Thursday, August 01, 2013

Deadline is tonight! Need $6,900 in LOANS for NURISH Food + Drink Cafe in Anacostia!


The NURISH Food + Drink campaign is scheduled to close tonight at 11:59pm. We are a little more than half-way there but we need to bridge the gap! This is one of those 'all or nothing' campaigns -- if we don't raise the totaly $15,000 in loan pledges the cafe doesn't get any of the money. To become one of those generous people go HERE to make your loan pledge.

33 generous people have already pledged $8,100 in loans that will be paid every 12 quarters (that is 3 years).  For example, a $50 loan is paid with 12 payments of $4.17. Loan pledges can be from $25 to $5,000 (where is a corporate sponsor when you need one?!)

Regardless of where you live --- it doesn't have to be east of the river --- we could use your support.  Ward 8 has approximately 73,000 residents but we only have 4 sit-down places to eat. We are literally in a food dessert when it comes to healthy food options. We need you to help us attract and retain quality small business that provide healthy and diverse food options. 


I am reposting an interview that Clovest did with Kera Carpenter, owner of Domku in Petworth and who will also be the owner of the the NURISH Food + Drink cafe in Anacostia. Please read and hopefully give!!!!!

XOXO-- The Advoc8te 

Kera Carpenter, owner of Domku + founder of NURISH, inside Domku Cafe in Petworth
Clovest: You opened Domku eight years ago in Petworth.

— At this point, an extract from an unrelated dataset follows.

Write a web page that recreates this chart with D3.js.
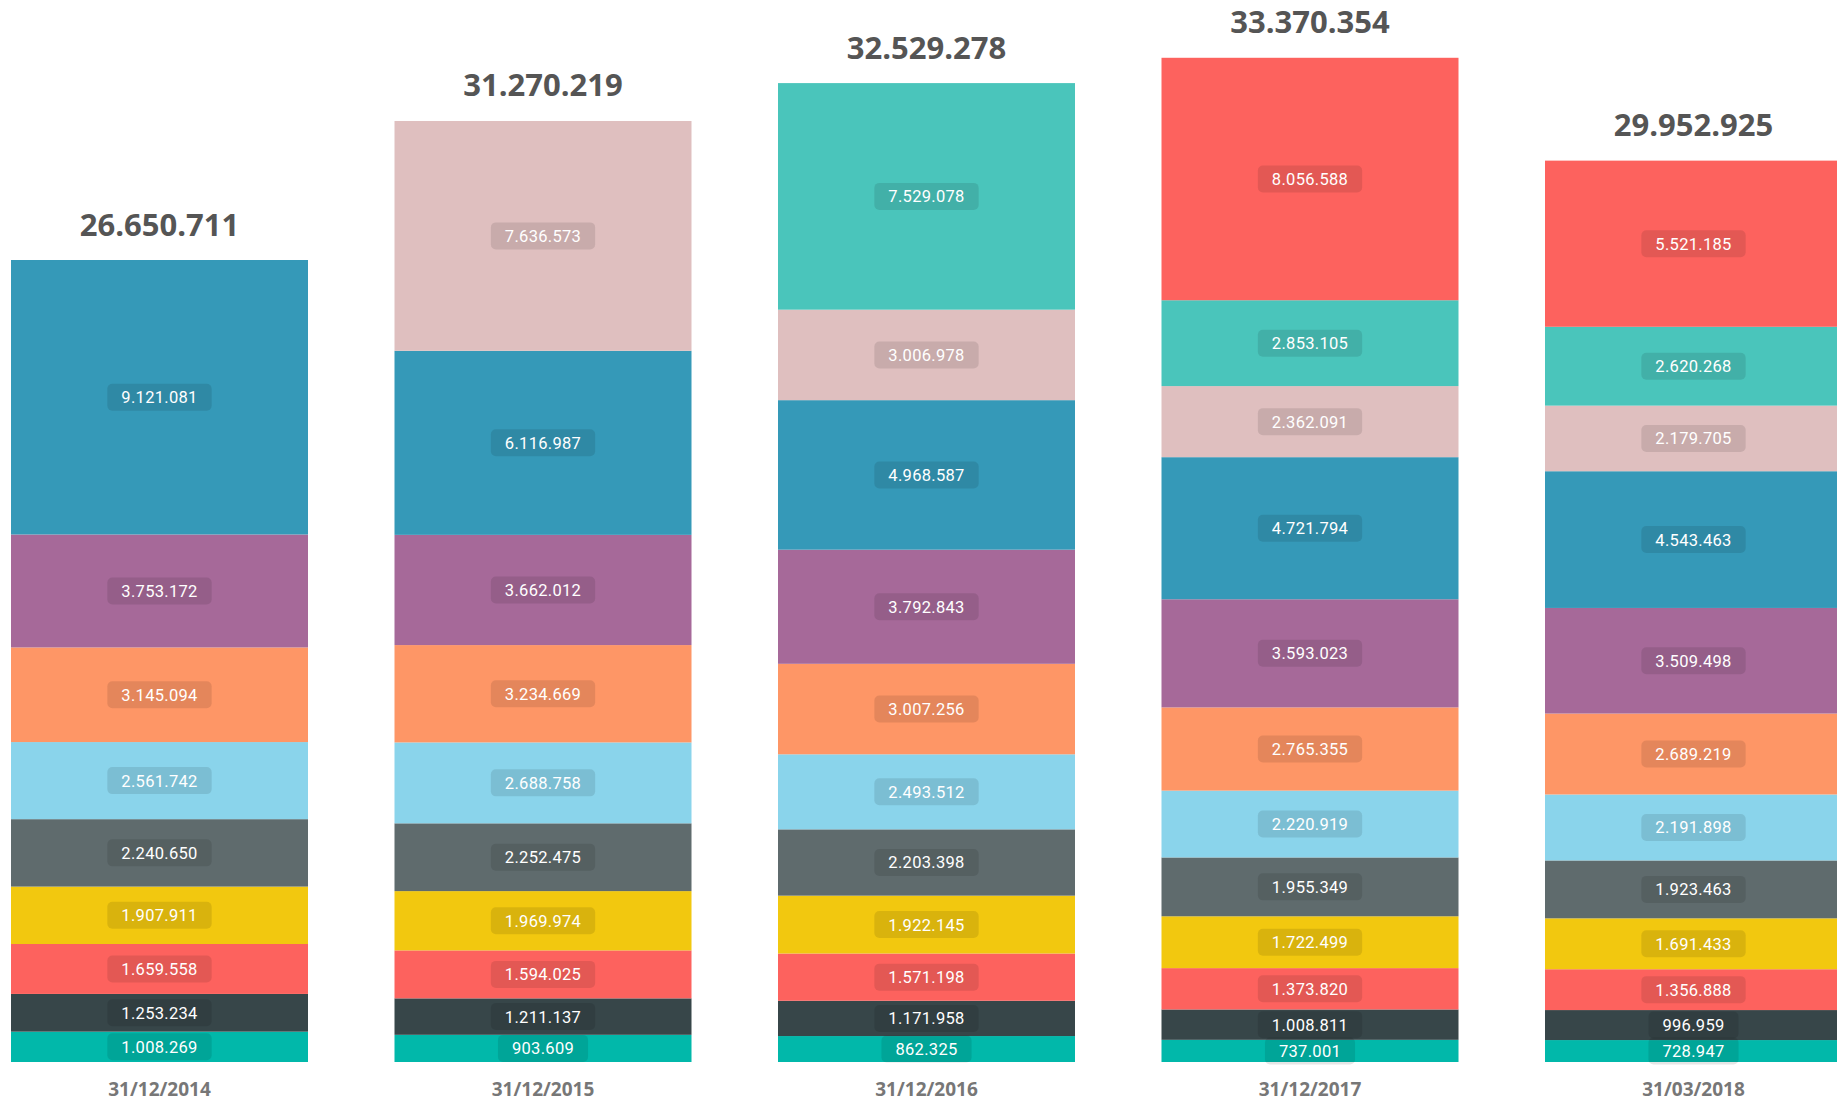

Why?
KC: I wanted to open a restaurant close to home. When I bought a house on this side of town, I was frustrated by the fact that there was nowhere to grab dinner or a cup of coffee without getting in my car and driving to another part of the city. I thought with all the people moving into this part of town that I couldn’t possibly be the only person that felt this way. When a friend of mine told me about this space, it seemed like the perfect location to open a business.
Clovest: When you first opened, what was the reception like?
KC: It was great! I had a lot of support. I had some resistance from the older community, but for the first two years, roughly 80% of my customers were regular locals. Most people in the restaurant business thought this probably wasn’t a wise decision, but once I was established and they saw how the neighborhood was changing, little by little they started to come over here. It’s still not as good as I’d like it to be but it’s definitely improving.
Clovest: Did you host events for the community?
KC: A lot compared to most places. When I first opened I began the Upshur Street Arts Fair, and that was held in Domku for the first four or five years, but as it got bigger we moved it to the street outside. It features DC based artists selling crafts as well as local food vendors. It’s become a Petworth tradition.
Clovest: After 8 years of running Domku, why open a café in Anacostia?
KC: I would have to ask, why not Anacostia? It’s changing just like every other part of the city. Maybe not as quickly, but people there want to have good food and drink just like anywhere else.
Clovest: The NURISH café has been introduced to local residents through a pop-up night held in the Arts Center as well as through presentations you've given at community meetings. How did the community feel about the cafe at those events?
KC: People are really craving for things to do in Anacostia. When Arch or whoever holds an event, they get a really great turnout because people want to support anything that’s new and exciting going on in their area. During the pop-up night, I think we served about 150 meals in a short amount of time, which is great. We had positive feedback from all the people who ate the food, and great feedback in particular about the food vendor, and that’s part of the goals of NURISH – to nurture new food entrepreneurs.
Kera presenting her vision for the NURISH cafe at the Arch Development Corporation's spring community meeting.
Clovest: That’s one of the things we’re most excited about with this café. Given your background with StartUp kitchen in conjunction with Think Local First, what are your initial plans for incubating food vendors in the southeast?
KC: 15% of the proceeds from the café will go toward a youth program that will eventually be housed there. Once the café is established, the pool of funds collected will be used to train a small group of young adults who are interested in food careers, and being entrepreneurs in the food business. They’ll go through a series of workshops about food, health, finances, and the business side of things, and get on the job training from running the café for a period of time. If they need assistance getting placed in culinary school or a job somewhere, we will assist with that.
Clovest: Why did you choose to use Clovest to finance this café?
KC: I liked your focus on community and small-scale projects. For a lot of small businesses it’s hard to get funding from traditional avenues, and a lot of people are using other crowdfunding options like Kickstarter and GoFundMe, but the great thing about what you guys offer is that you manage everything. We don’t have to keep track of tote bags and coffee cups and pens and things like that. I have a hard time asking people to give me money, and promising to pay them back makes it more palatable. It’s a loan, not charity.